Today’s Christian Woman has an article about three women who have come to grips with loved ones who committed suicide and how they’ve found God faithful in the midst of it. Should be an encouraging read for Christians who have experienced the pain of suicide.
Joy has always been an issue that I’ve wrestled with. Nehemiah 8:10 says, “Do not sorrow, for the joy of the LORD is your strength.”
I’ve been a born again Christian for more than 10 years and the one thing I can’t seem to get a handle on is joy. I’ve had many people advise me that one of the hallmarks of being a Christian is being joyful. Galatians 5:22 lists the fruit of the Spirit; joy being secondary in the list next to love.
The November/December 2008 issue of Today’s Christian Woman (TCW) published a special section that focused specifically on the topic of joy. TCW editor Ginger Kolbaba interviewed Thelma Wells, a popular Christian speaker and author who struggled with cancer. If anyone would know about the highs and lows of joy, it’d be a woman who was placed on life support with the grim prognosis of impending death.
The entire interview is worth reading but Ginger asks Thelma key questions that elicit winning answers—one of them being that people don’t lose joy but rather, it goes “underground.” I’ve highlighted a few of Thelma’s answers that I really identified with.
TCW: What gets in the way of us truly experiencing joy?
THELMA: Trying to be somebody we’re not. God made us wonderfully in his image. But we look at life from the eyes of our culture: where I should live, what I should drive, where my kids should go to school, what I should have in my house. We compete for status, for recognition, for all these things that mean little or nothing in the end. And when we do that, we become confused about who we serve and why we serve.
If we aren’t careful, we can become so depressed and confused and overwhelmed that our joy goes underground. [emphasis mine]

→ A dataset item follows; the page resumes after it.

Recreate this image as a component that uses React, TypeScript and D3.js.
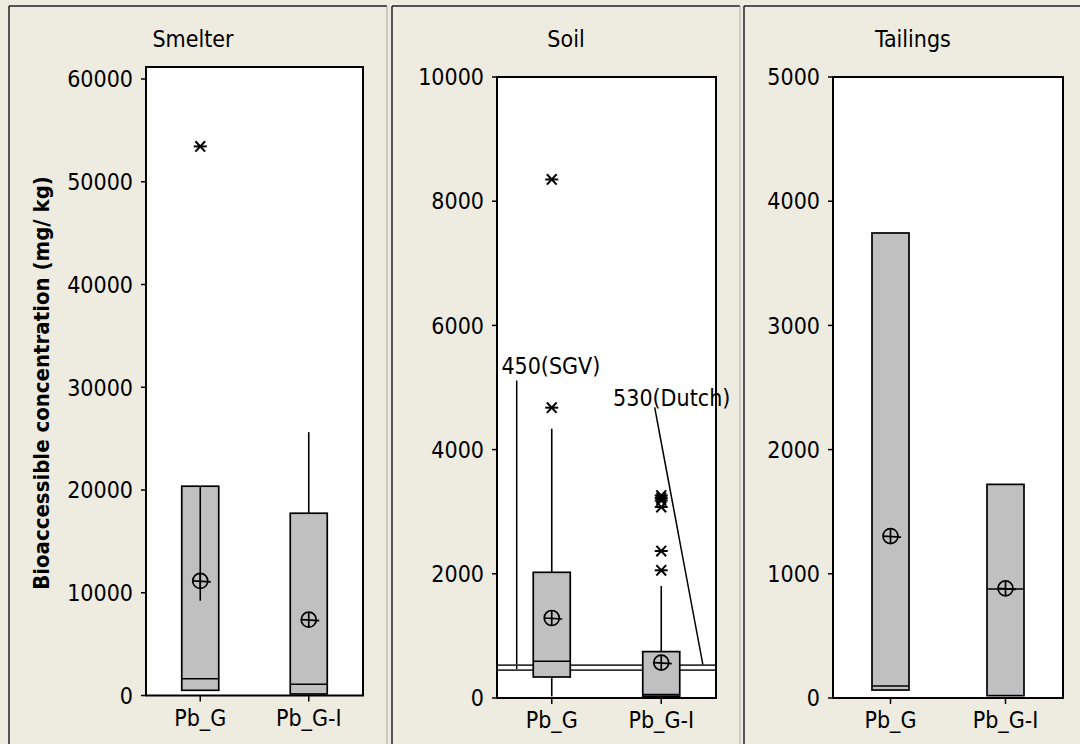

Here I can identify the source of my lack of joy: discontentment. I’m not discontent with my family or my friends or most of my circumstances, however, I am continuously discontent with myself. I am always trying to be—or wishing to be—someone I’m not. I am never satisfied with the person God made me. I try to be a social chameleon but never quite succeed (in my own mind anyway). Discontentment with myself breeds depression in my life.